- [Information provided]:

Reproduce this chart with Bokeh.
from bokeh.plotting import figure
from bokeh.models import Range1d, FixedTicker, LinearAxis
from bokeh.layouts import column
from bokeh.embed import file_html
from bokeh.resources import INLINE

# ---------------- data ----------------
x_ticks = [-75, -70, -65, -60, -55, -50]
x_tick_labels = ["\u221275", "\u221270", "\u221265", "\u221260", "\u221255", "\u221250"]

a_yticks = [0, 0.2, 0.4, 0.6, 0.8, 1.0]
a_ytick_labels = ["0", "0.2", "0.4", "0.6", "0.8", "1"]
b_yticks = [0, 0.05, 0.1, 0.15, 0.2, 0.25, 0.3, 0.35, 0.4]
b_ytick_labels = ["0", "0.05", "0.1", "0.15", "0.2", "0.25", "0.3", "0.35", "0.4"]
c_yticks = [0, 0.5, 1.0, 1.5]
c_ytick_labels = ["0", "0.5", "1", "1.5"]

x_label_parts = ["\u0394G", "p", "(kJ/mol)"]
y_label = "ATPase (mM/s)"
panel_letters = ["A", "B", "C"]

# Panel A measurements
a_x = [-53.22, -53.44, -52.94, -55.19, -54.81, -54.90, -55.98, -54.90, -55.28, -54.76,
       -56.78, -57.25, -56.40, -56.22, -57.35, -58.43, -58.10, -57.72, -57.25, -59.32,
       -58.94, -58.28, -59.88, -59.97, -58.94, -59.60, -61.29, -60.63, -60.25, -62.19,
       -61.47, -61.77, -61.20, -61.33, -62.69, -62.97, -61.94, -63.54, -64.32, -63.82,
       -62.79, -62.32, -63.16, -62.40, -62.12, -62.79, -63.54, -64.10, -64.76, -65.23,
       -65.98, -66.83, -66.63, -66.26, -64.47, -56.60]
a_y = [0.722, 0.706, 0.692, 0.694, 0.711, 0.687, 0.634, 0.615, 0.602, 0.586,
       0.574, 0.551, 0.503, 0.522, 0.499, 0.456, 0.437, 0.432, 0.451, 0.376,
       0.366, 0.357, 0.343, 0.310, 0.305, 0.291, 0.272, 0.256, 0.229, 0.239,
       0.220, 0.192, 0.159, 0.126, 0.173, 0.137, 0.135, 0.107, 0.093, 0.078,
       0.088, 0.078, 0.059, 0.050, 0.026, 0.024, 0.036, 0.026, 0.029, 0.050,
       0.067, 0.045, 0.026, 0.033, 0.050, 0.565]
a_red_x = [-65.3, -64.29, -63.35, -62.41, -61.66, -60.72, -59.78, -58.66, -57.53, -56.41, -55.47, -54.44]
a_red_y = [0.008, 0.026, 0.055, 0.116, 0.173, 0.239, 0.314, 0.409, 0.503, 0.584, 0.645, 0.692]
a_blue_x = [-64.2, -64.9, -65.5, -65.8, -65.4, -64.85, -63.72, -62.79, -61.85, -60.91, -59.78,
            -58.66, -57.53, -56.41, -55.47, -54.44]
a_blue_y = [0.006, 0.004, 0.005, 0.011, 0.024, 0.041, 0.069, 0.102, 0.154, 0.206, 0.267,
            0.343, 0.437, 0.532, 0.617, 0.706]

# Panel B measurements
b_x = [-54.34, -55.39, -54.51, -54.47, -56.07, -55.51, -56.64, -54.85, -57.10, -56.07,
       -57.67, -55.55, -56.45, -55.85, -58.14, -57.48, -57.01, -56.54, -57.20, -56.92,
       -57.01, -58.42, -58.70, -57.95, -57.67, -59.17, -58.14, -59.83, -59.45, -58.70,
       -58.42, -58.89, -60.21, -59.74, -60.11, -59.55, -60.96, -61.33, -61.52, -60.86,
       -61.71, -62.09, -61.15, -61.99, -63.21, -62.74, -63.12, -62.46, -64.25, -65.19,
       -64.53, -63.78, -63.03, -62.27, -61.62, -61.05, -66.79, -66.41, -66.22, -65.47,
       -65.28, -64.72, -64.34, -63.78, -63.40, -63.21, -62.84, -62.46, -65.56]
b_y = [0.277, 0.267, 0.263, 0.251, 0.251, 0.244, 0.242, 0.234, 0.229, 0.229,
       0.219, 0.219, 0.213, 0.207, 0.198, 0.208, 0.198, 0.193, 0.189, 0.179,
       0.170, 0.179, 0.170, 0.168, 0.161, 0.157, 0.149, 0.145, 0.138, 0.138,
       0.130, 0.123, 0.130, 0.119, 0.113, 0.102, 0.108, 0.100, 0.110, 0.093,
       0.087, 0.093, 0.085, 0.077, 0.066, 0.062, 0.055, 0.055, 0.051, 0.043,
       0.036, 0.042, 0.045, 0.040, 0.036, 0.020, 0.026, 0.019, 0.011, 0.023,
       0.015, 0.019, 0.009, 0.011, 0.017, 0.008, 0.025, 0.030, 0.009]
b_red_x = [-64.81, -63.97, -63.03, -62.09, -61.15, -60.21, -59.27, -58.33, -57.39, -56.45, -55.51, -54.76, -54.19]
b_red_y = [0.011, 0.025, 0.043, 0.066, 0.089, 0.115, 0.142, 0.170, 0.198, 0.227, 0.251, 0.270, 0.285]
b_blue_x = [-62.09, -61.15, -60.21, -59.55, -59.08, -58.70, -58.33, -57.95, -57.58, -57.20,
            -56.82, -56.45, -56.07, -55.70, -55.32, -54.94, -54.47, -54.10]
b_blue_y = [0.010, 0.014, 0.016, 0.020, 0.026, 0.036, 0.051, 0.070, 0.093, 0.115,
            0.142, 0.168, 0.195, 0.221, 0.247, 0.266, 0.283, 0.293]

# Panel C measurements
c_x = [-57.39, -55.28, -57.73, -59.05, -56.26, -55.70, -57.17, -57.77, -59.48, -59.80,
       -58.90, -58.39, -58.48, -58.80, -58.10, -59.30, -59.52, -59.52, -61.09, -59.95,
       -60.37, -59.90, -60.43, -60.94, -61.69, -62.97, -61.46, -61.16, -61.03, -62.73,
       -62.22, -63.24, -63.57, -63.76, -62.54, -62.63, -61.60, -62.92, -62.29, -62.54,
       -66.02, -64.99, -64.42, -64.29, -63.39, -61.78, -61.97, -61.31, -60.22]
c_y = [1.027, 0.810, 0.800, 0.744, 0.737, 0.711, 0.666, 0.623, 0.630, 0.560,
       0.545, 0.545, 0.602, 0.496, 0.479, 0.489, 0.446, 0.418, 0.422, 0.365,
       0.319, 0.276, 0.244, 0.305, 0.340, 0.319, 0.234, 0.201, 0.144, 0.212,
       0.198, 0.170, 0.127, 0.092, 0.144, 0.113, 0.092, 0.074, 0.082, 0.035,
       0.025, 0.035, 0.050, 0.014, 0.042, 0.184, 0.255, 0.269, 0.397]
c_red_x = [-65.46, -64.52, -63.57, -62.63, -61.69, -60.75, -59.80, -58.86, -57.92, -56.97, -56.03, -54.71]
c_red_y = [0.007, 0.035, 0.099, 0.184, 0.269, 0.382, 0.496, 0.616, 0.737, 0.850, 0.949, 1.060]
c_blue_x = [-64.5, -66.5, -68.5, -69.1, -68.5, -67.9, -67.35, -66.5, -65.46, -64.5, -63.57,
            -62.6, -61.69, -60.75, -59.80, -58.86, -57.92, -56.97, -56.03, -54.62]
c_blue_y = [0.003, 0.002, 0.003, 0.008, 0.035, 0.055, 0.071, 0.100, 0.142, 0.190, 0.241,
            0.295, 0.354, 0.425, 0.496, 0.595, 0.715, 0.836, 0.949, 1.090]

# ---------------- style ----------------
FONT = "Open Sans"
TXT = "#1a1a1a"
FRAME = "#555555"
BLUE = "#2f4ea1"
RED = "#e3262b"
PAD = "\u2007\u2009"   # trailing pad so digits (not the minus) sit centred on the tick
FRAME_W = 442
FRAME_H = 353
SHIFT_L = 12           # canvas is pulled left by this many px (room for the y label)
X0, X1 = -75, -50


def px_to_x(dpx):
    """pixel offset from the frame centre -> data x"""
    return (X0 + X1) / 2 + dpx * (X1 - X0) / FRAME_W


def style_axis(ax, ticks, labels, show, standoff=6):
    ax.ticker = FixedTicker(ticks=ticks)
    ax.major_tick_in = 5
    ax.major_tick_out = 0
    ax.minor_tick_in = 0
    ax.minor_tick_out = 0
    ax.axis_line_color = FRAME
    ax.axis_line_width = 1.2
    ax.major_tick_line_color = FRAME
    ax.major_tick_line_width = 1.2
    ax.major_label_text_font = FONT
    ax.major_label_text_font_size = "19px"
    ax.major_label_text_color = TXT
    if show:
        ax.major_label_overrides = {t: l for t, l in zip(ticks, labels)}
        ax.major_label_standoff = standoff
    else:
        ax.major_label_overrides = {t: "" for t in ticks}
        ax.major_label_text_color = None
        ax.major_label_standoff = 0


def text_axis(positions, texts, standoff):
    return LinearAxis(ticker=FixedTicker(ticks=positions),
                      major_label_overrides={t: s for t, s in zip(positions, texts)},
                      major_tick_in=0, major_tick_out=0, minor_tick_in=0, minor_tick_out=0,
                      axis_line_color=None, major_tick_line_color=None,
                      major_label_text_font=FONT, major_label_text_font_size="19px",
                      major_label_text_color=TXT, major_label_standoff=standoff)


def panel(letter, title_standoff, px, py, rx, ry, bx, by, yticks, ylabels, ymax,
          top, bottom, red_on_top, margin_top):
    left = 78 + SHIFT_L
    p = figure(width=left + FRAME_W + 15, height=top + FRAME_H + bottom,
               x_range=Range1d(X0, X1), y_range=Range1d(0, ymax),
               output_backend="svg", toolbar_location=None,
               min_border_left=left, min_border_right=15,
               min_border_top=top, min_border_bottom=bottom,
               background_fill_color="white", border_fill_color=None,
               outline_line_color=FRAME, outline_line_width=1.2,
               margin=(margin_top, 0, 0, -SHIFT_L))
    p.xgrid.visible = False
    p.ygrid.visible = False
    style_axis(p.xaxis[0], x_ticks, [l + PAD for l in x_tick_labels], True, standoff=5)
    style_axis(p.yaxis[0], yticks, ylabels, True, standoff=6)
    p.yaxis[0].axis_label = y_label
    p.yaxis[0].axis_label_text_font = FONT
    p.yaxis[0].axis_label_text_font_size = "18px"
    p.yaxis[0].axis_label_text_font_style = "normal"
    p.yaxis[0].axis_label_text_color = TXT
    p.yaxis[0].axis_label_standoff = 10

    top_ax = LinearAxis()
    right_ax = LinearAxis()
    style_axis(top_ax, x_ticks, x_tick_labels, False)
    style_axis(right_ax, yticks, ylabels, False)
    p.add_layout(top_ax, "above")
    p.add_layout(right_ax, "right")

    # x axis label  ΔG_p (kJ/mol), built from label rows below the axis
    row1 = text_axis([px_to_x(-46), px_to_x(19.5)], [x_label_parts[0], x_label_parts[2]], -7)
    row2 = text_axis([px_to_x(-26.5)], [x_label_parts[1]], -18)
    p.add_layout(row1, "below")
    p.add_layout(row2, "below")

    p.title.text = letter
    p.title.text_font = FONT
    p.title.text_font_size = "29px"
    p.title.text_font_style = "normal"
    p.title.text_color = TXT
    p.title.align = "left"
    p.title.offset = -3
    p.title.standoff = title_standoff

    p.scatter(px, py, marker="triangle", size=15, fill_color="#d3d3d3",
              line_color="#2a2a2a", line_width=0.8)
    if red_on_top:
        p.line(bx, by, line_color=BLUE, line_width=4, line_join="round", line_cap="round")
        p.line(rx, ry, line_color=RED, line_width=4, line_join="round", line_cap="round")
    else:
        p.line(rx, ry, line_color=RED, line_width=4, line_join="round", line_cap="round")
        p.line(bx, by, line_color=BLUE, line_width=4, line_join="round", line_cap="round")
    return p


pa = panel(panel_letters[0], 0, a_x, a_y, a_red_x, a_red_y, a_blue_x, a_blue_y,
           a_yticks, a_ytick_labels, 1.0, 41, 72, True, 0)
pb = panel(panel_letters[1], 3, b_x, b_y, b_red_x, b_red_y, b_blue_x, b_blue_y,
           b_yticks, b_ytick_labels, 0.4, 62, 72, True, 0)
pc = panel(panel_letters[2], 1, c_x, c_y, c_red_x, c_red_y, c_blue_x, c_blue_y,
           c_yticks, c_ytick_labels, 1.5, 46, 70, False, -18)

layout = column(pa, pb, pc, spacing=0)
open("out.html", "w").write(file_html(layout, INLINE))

- [Given request]:
A single figure is required: the number of lines above in which the word "this" occurs.

- [Worked answer]:
2